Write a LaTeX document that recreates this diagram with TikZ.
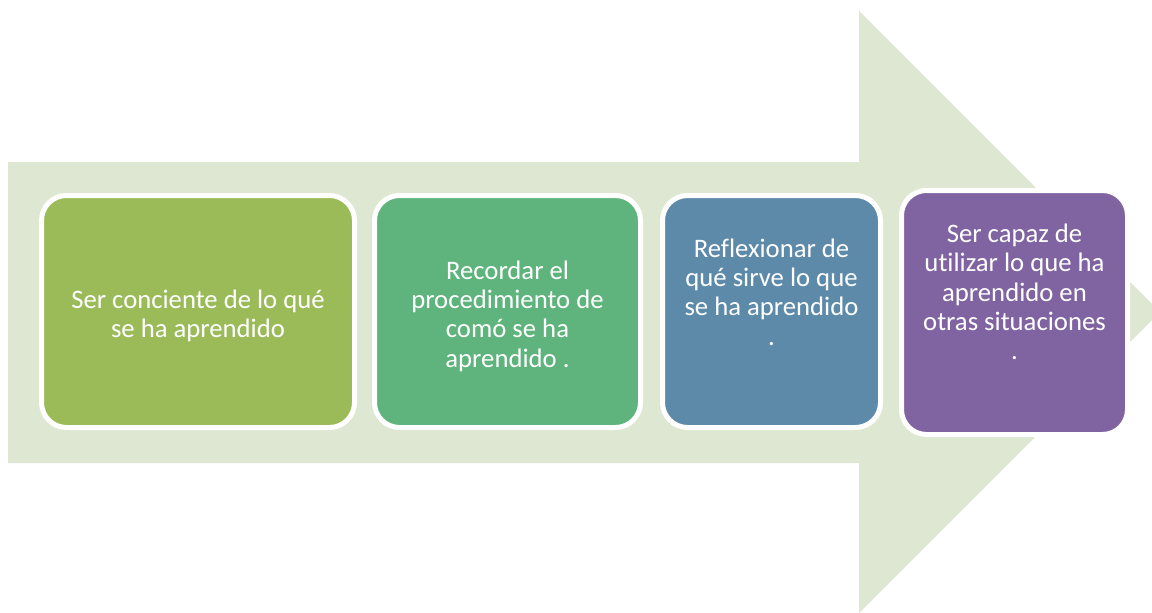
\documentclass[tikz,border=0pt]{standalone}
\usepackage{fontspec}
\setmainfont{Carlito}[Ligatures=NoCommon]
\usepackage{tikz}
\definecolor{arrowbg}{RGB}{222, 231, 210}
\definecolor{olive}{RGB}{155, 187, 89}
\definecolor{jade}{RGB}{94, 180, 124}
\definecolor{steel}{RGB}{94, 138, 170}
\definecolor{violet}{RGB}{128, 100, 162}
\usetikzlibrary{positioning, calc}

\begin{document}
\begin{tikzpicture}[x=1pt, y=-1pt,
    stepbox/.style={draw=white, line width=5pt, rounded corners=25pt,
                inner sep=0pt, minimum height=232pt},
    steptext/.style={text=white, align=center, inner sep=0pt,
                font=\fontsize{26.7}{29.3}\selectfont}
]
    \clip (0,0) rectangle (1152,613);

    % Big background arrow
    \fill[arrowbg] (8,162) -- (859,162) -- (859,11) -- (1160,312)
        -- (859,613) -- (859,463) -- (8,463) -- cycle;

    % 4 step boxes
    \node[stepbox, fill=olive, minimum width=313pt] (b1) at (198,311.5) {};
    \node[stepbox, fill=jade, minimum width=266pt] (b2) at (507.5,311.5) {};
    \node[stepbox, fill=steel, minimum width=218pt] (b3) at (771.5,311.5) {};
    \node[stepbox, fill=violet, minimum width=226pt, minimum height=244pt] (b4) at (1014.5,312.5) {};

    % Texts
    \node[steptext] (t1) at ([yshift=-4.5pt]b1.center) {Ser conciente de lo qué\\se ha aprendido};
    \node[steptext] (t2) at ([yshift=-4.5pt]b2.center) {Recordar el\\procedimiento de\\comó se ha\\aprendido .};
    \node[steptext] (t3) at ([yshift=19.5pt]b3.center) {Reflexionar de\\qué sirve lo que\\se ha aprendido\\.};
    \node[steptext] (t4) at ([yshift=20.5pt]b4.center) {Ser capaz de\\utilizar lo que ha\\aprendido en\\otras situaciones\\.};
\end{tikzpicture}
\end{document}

The exercise: Exclude every picture and copy the remaining data exactly.

Expected answer:
Write a LaTeX document that recreates this diagram with TikZ.
\documentclass[tikz,border=0pt]{standalone}
\usepackage{fontspec}
\setmainfont{Carlito}[Ligatures=NoCommon]
\usepackage{tikz}
\definecolor{arrowbg}{RGB}{222, 231, 210}
\definecolor{olive}{RGB}{155, 187, 89}
\definecolor{jade}{RGB}{94, 180, 124}
\definecolor{steel}{RGB}{94, 138, 170}
\definecolor{violet}{RGB}{128, 100, 162}
\usetikzlibrary{positioning, calc}

\begin{document}
\begin{tikzpicture}[x=1pt, y=-1pt,
    stepbox/.style={draw=white, line width=5pt, rounded corners=25pt,
                inner sep=0pt, minimum height=232pt},
    steptext/.style={text=white, align=center, inner sep=0pt,
                font=\fontsize{26.7}{29.3}\selectfont}
]
    \clip (0,0) rectangle (1152,613);

    % Big background arrow
    \fill[arrowbg] (8,162) -- (859,162) -- (859,11) -- (1160,312)
        -- (859,613) -- (859,463) -- (8,463) -- cycle;

    % 4 step boxes
    \node[stepbox, fill=olive, minimum width=313pt] (b1) at (198,311.5) {};
    \node[stepbox, fill=jade, minimum width=266pt] (b2) at (507.5,311.5) {};
    \node[stepbox, fill=steel, minimum width=218pt] (b3) at (771.5,311.5) {};
    \node[stepbox, fill=violet, minimum width=226pt, minimum height=244pt] (b4) at (1014.5,312.5) {};

    % Texts
    \node[steptext] (t1) at ([yshift=-4.5pt]b1.center) {Ser conciente de lo qué\\se ha aprendido};
    \node[steptext] (t2) at ([yshift=-4.5pt]b2.center) {Recordar el\\procedimiento de\\comó se ha\\aprendido .};
    \node[steptext] (t3) at ([yshift=19.5pt]b3.center) {Reflexionar de\\qué sirve lo que\\se ha aprendido\\.};
    \node[steptext] (t4) at ([yshift=20.5pt]b4.center) {Ser capaz de\\utilizar lo que ha\\aprendido en\\otras situaciones\\.};
\end{tikzpicture}
\end{document}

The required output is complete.